APPEAL from the District Court of the Eighth Judicial District, for Bonner County. Hon. John M. Flynn, Judge.
Action to enjoin the sale of corporate stock. Temporary injunction dissolved and action dismissed. Appeal dismissed.
Myrvin Davis and W.J. Cokello, for Appellants.
John J. Fitzgerald, for Respondents.
Counsel file no briefs on point decided.
This action was brought to enjoin the sale of certain stock of a corporation because of a failure to pay an assessment. The court issued a temporary injunction. The cause was tried on the merits, and the temporary injunction was dissolved and the action dismissed. The decree was filed June 22, 1923. Notice of appeal to this court was filed June 30, 1923. That the notice of appeal was served by mail is disclosed by an affidavit dated and filed July 2, 1923, the date of mailing the notice not being specifically stated. The clerk of the trial court certifies "that an undertaking on appeal in due form has been properly filed by said plaintiffs and appellants on the 12th day of July, 1923, to which no exception has been filed." It is apparent, therefore, that the undertaking on appeal was filed at least ten days after service of the notice of appeal. Under C. S., sec. 7153, an appeal to this court ". . . . is ineffectual for any purpose unless within five days after service of the notice of appeal, an undertaking be filed, . . . ." The undertaking not having been filed within five days after service of notice of appeal, this court is without jurisdiction to consider the appeal. ( Kimzey v. Highland Livestock Land Co., 37 Idaho 9, 214 Pac. 750; Myers v. Harvey, 39 Idaho 724, 229 P. 1112, and cases there cited; Rupert National Bank v. Insurance Company of North America, post, p. 530, 234 P. 465.)

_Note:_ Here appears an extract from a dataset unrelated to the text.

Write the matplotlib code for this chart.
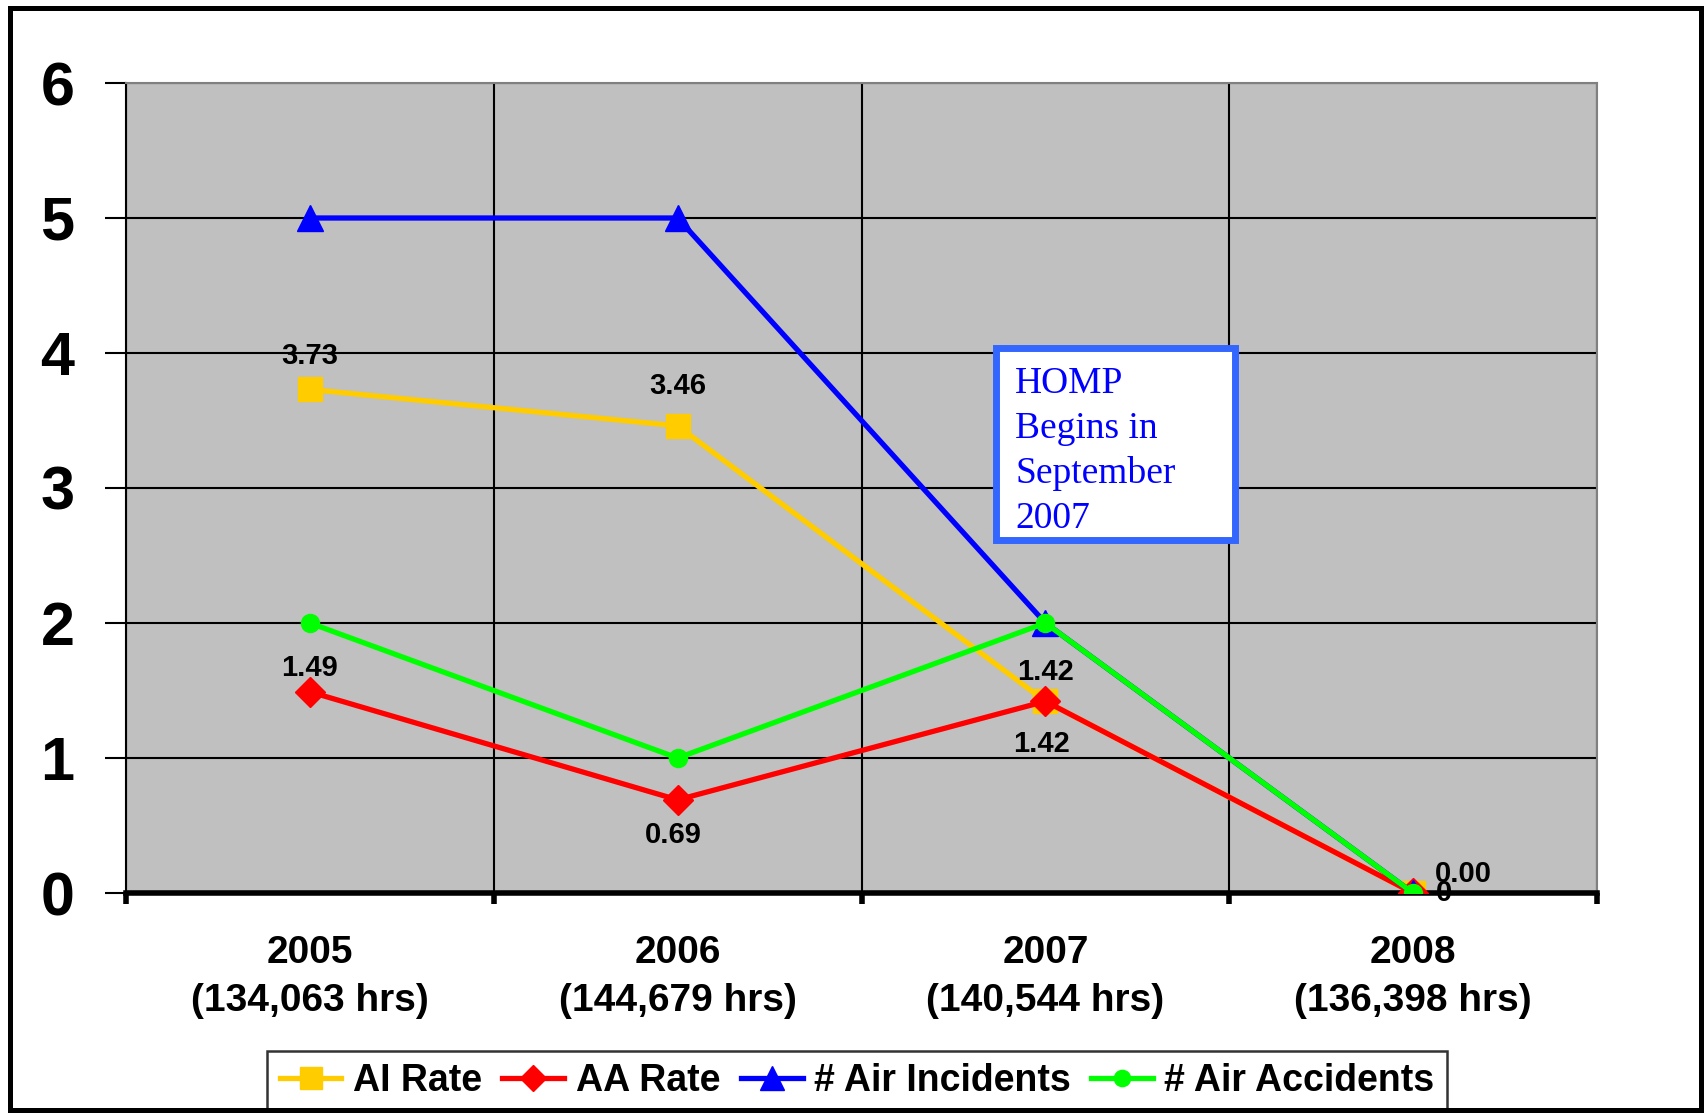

This, action is taken by the court on its own motion, the matter not having been, in any manner, by counsel, brought to the court's attention. In Myers v. Harvey, there was a motion to dismiss, but in the two other cases cited above, action was taken by the court on its own motion. That the practice must be uniform and applied to all cases alike there is no room for argument.
Appeal dismissed. Costs to respondent.
McCarthy, C.J., Budge and William A. Lee, JJ., concur.